We could see the relationship between the pH and acidity variables clearly in the plot above. We could also verify the volatile acidity/sulphates and alcohol to verify the correlation checked before against the quality ratings. I tried to build a linear model based on some of the variables analysed. The model is not able to explain all the variance in the data, with a r-squared of just .33, which makes it hard to predict with the variables we have.
This first plot, helped me to verify the tendency of alcohol being correlated to the quality score. As we can see the median and mean with a clear upwards distribution tendency as the quality increases. So this is a good feature to be considered for a model, in comparison to all the others.
This is one of the plots in which I could verify one of the strongest relationships in the dataset, the more citric acid the lower the pH, which makes sense with the components of the wine.
In this one I could check the best 3 features description of the wine quality, these three have the best correlation in the dataset so it makes sense to see them all together. It’s curious though, that high volatile acidity makes the wine better, because its the process of the wine “turning into vinegar”.

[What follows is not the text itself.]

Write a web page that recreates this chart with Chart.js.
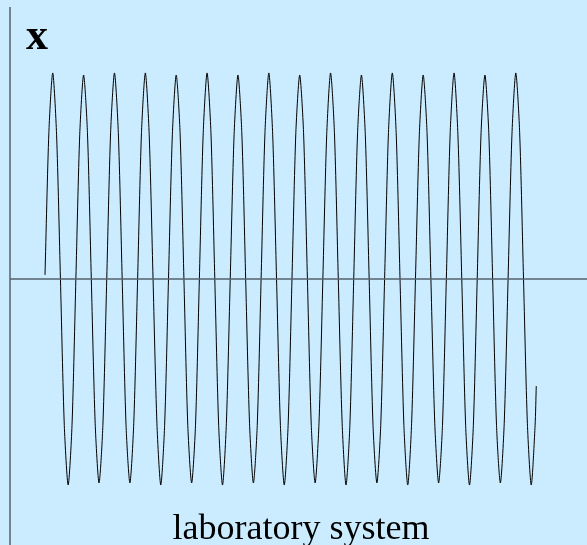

It’s my debut exploring data on my own so it’s been a nice first challenge exploring this dataset. The structure and values of the dataset are quite simple so exploring them individually had not been that difficult. A thing that was challenging for me was to verify that the variables were not too clearly descriptive of the target, correlations were low for the most of them, so the analysis had not been as straightforward as I thought it would be. I’ve grown accustomed to the R language, it’s a very simple language, to work with, and my knowledge of it being just what I had in the course, it was very comfortable to use it during this analysis. For a future analysis it would be nice to figure out if a combination of the components of acidity could be more descriptive of the quality, and if the quality rating could be broken down into more descriptive features of taste, so we could verify what characteristics, according to the rater, made the quality rating, and verify more clearly if it makes sense with the components data.